Donald Rumsfeld, it will be remembered, famously said about the looting: "Stuff happens." But Perle is understanding of that. "I think Rumsfeld thought, people have suffered under this regime so they are going to burn down the symbols of officialdom," he said.

Are the Iraqi people better off today than they were under Saddam? "That's a very temporal question," he says. In Perle's view, it should be left to a later generation of Iraqis to decide whether their lives are less wretched now than they were under Saddam. Was it worth going to war against a regime that did not after all constitute an imminent threat? "It's the wrong issue to talk about imminence," he says. Would he agree the situation in Iraq is disastrous? Disaster is an overused term, he says. "It is what it is." When you get right down to it, he really isn't all that keen to talk about the reality of Iraq.

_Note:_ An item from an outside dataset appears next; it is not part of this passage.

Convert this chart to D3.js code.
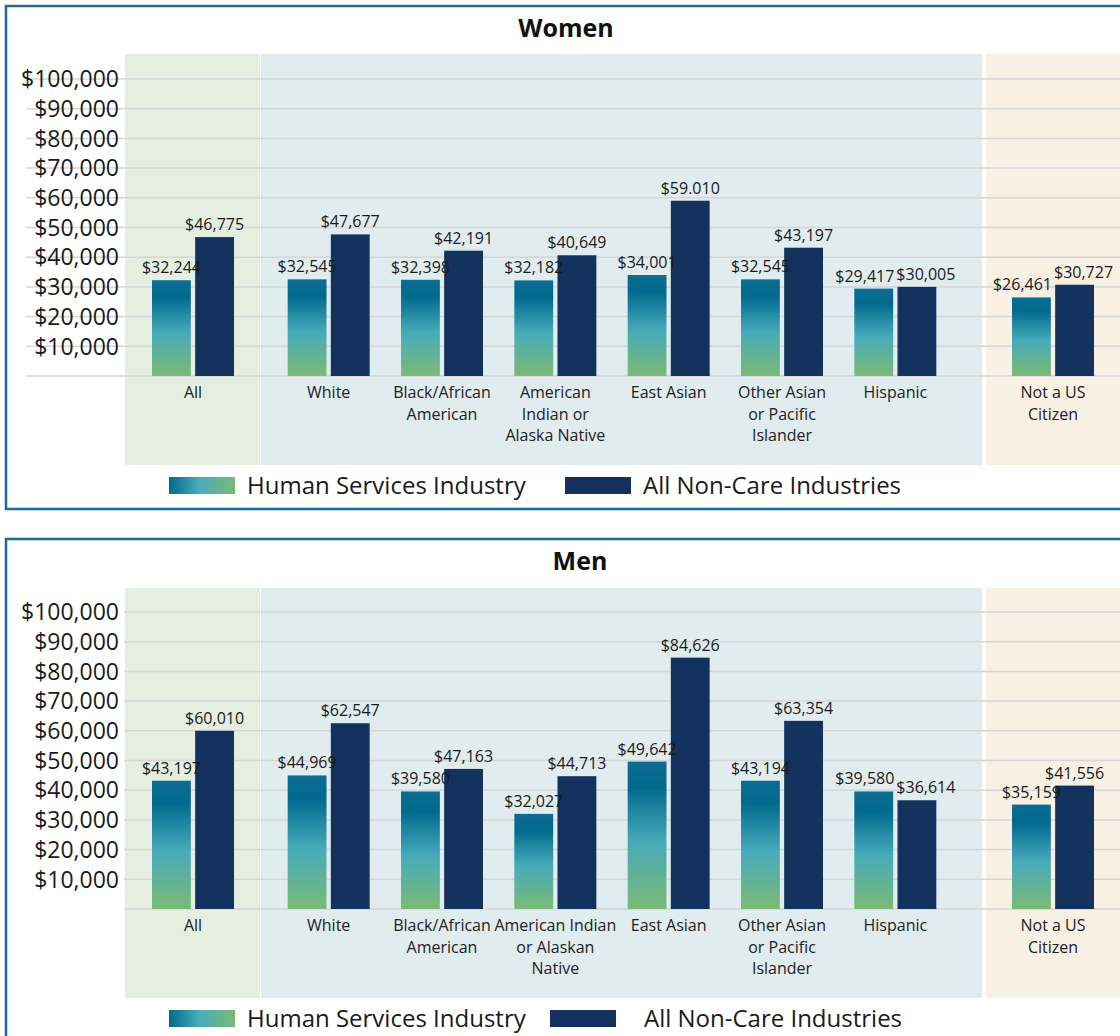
<!DOCTYPE html>
<html>
<head>
<meta charset="utf-8">
<script src="https://cdn.jsdelivr.net/npm/d3@7"></script>
<style>
  html, body { margin: 0; padding: 0; background: #fff; }
  svg { display: block; font-family: "Open Sans", "Noto Sans", sans-serif; }
</style>
</head>
<body>
<svg id="chart" width="1120" height="1036"></svg>
<script>
// ---- DATA ----
const groupAll = ["All"];
const groupRace = ["White", "Black/African American", "American Indian", "East Asian", "Other Asian", "Hispanic"];
const groupCitizen = ["Not a US Citizen"];
const categories = groupAll.concat(groupRace, groupCitizen);

const womenLabels = [["All"], ["White"], ["Black/African", "American"], ["American", "Indian or", "Alaska Native"], ["East Asian"], ["Other Asian", "or Pacific", "Islander"], ["Hispanic"], ["Not a US", "Citizen"]];
const menLabels = [["All"], ["White"], ["Black/African", "American"], ["American Indian", "or Alaskan", "Native"], ["East Asian"], ["Other Asian", "or Pacific", "Islander"], ["Hispanic"], ["Not a US", "Citizen"]];

const womenHumanServices = [32244, 32545, 32398, 32182, 34001, 32545, 29417, 26461];
const womenNonCare = [46775, 47677, 42191, 40649, 59010, 43197, 30005, 30727];
const menHumanServices = [43197, 44969, 39580, 32027, 49642, 43194, 39580, 35159];
const menNonCare = [60010, 62547, 47163, 44713, 84626, 63354, 36614, 41556];

// value label text as printed (one label uses a period separator)
const womenNonCareText = ["$46,775", "$47,677", "$42,191", "$40,649", "$59.010", "$43,197", "$30,005", "$30,727"];

const yTicks = [10000, 20000, 30000, 40000, 50000, 60000, 70000, 80000, 90000, 100000];
const seriesNames = ["Human Services Industry", "All Non-Care Industries"];

// ---- DRAW ----
const svg = d3.select("#chart");
const W = 1120;
const fmt = d3.format("$,.0f");
const darkBlue = "#13335e";

const defs = svg.append("defs");
const vg = defs.append("linearGradient").attr("id", "barGrad")
  .attr("x1", 0).attr("y1", 0).attr("x2", 0).attr("y2", 1);
[[0, "#0d6c91"], [0.17, "#006a8e"], [0.55, "#48abbb"], [1, "#7aba74"]].forEach(([o, c]) =>
  vg.append("stop").attr("offset", o).attr("stop-color", c));
const hg = defs.append("linearGradient").attr("id", "legGrad")
  .attr("x1", 0).attr("y1", 0).attr("x2", 1).attr("y2", 0);
[[0, "#006a8e"], [0.45, "#48abbb"], [1, "#7aba74"]].forEach(([o, c]) =>
  hg.append("stop").attr("offset", o).attr("stop-color", c));

// x scales per section
const xAll = d3.scaleBand().domain(groupAll).range([125, 261]);
const xRace = d3.scaleBand().domain(groupRace).range([272, 952]);
const xCit = d3.scaleBand().domain(groupCitizen).range([986, 1120]);
function center(cat) {
  if (groupAll.includes(cat)) return xAll(cat) + xAll.bandwidth() / 2;
  if (groupRace.includes(cat)) return xRace(cat) + xRace.bandwidth() / 2;
  return xCit(cat) + xCit.bandwidth() / 2;
}
const xSub = d3.scaleBand().domain(["hs", "nc"]).range([-41, 41]).paddingInner(0.1);

function panel(opts) {
  const { top, title, titleX, hs, nc, ncText, labels, baseline, y100, gridStart, legendY, ncSwatchX, ncTextX, bandTop, bandBottom } = opts;
  const g = svg.append("g");

  // frame
  g.append("rect").attr("x", 6).attr("y", top).attr("width", W + 20).attr("height", opts.frameH)
    .attr("fill", "#fff").attr("stroke", "#1c6e98").attr("stroke-width", 2.5);

  // bands
  g.append("rect").attr("x", 125).attr("y", bandTop).attr("width", 135).attr("height", bandBottom - bandTop).attr("fill", "#e5efe0");
  g.append("rect").attr("x", 261).attr("y", bandTop).attr("width", 721).attr("height", bandBottom - bandTop).attr("fill", "#e1ecee");
  g.append("rect").attr("x", 986).attr("y", bandTop).attr("width", 140).attr("height", bandBottom - bandTop).attr("fill", "#f8f0e2");

  // title
  g.append("text").attr("x", titleX).attr("y", top + 31).attr("text-anchor", "middle")
    .attr("font-size", 25).attr("font-weight", 700).attr("fill", "#111").text(title);

  const y = d3.scaleLinear().domain([0, 100000]).range([baseline, y100]);

  // gridlines
  g.selectAll(".grid").data([0].concat(yTicks)).join("line")
    .attr("x1", gridStart).attr("x2", W).attr("y1", d => y(d)).attr("y2", d => y(d))
    .attr("stroke", "#d5d6d8").attr("stroke-width", 1.5);

  // y labels
  g.selectAll(".ylab").data(yTicks).join("text")
    .attr("x", 119).attr("y", d => y(d)).attr("dy", "0.36em").attr("text-anchor", "end")
    .attr("font-size", 23).attr("fill", "#1a1a1a").text(d => fmt(d));

  // bars
  const rows = categories.map((c, i) => ({ c, i, hs: hs[i], nc: nc[i] }));
  g.selectAll(".hs").data(rows).join("rect")
    .attr("x", d => center(d.c) + xSub("hs")).attr("width", xSub.bandwidth())
    .attr("y", d => y(d.hs)).attr("height", d => baseline - y(d.hs))
    .attr("fill", "url(#barGrad)");
  g.selectAll(".nc").data(rows).join("rect")
    .attr("x", d => center(d.c) + xSub("nc")).attr("width", xSub.bandwidth())
    .attr("y", d => y(d.nc)).attr("height", d => baseline - y(d.nc))
    .attr("fill", darkBlue);

  // value labels (pushed apart horizontally when they would collide)
  rows.forEach(d => {
    const cxH = center(d.c) + xSub("hs") + xSub.bandwidth() / 2;
    const cxN = center(d.c) + xSub("nc") + xSub.bandwidth() / 2;
    const tH = g.append("text").attr("x", cxH).attr("y", y(d.hs) - 7)
      .attr("text-anchor", "middle").attr("font-size", 16).attr("fill", "#1a1a1a").text(fmt(d.hs));
    const tN = g.append("text").attr("x", cxN).attr("y", y(d.nc) - 7)
      .attr("text-anchor", "middle").attr("font-size", 16).attr("fill", "#1a1a1a")
      .text(ncText ? ncText[d.i] : fmt(d.nc));
    const wH = tH.node().getComputedTextLength();
    const wN = tN.node().getComputedTextLength();
    if (Math.abs(y(d.hs) - y(d.nc)) < 18) {
      const overlap = (wH + wN) / 2 - (cxN - cxH) + 2;
      if (overlap > 0) {
        tH.attr("x", cxH - overlap / 2);
        tN.attr("x", cxN + overlap / 2);
      }
    }
  });

  // category labels
  rows.forEach(d => {
    const t = g.append("text").attr("x", center(d.c)).attr("y", baseline + 22)
      .attr("text-anchor", "middle").attr("font-size", 16).attr("fill", "#222");
    labels[d.i].forEach((line, k) => t.append("tspan").attr("x", center(d.c)).attr("dy", k === 0 ? 0 : 21.5).text(line));
  });

  // legend
  g.append("rect").attr("x", 169).attr("y", legendY - 8.5).attr("width", 66).attr("height", 17).attr("fill", "url(#legGrad)");
  g.append("text").attr("x", 247).attr("y", legendY).attr("dy", "0.36em").attr("font-size", 24).attr("fill", "#1a1a1a").text(seriesNames[0]);
  g.append("rect").attr("x", ncSwatchX).attr("y", legendY - 8.5).attr("width", 66).attr("height", 17).attr("fill", darkBlue);
  g.append("text").attr("x", ncTextX).attr("y", legendY).attr("dy", "0.36em").attr("font-size", 24).attr("fill", "#1a1a1a").text(seriesNames[1]);
}

panel({
  top: 6, frameH: 503, title: "Women", titleX: 566, hs: womenHumanServices, nc: womenNonCare, ncText: womenNonCareText,
  labels: womenLabels, baseline: 376, y100: 79, gridStart: 26, legendY: 485.5,
  ncSwatchX: 565, ncTextX: 643, bandTop: 54, bandBottom: 465
});
panel({
  top: 539, frameH: 600, title: "Men", titleX: 580, hs: menHumanServices, nc: menNonCare, ncText: null,
  labels: menLabels, baseline: 909, y100: 612, gridStart: 124, legendY: 1018.5,
  ncSwatchX: 550, ncTextX: 644, bandTop: 588, bandBottom: 998
});
</script>
</body>
</html>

For Perle, it seems, war is something that happens to other people. It is also a condition about which ordinary mortals - those not privy to classified reports and reliant on newspapers and television for information - may not necessarily be qualified to hold an opinion. He says he learned that lesson in 1974 when he visited Saigon as the clock was winding down on the US presence in South Vietnam. Perle says he was braced for scenes of gore after following press reports of the conflict. "The war was still going on, and I went to several places in Vietnam. I expected before arriving, as a newspaper reader, to see a moonscape when I arrived, to see devastation everywhere. I arrived in Saigon and apart from the sandbags in front of some government buildings you wouldn't have known there was a war going on. Life on the surface was completely normal," Perle says. "I didn't see the war."

Just a year after his visit, America would make its ignominious exit from Vietnam, helicopters lifting off from the US embassy in Saigon. But Perle says he never felt like he was in a real war zone. Small wonder then, perhaps, that 30 years later, he had no reservations in advocating war on Iraq, and was unable to imagine what might come afterwards.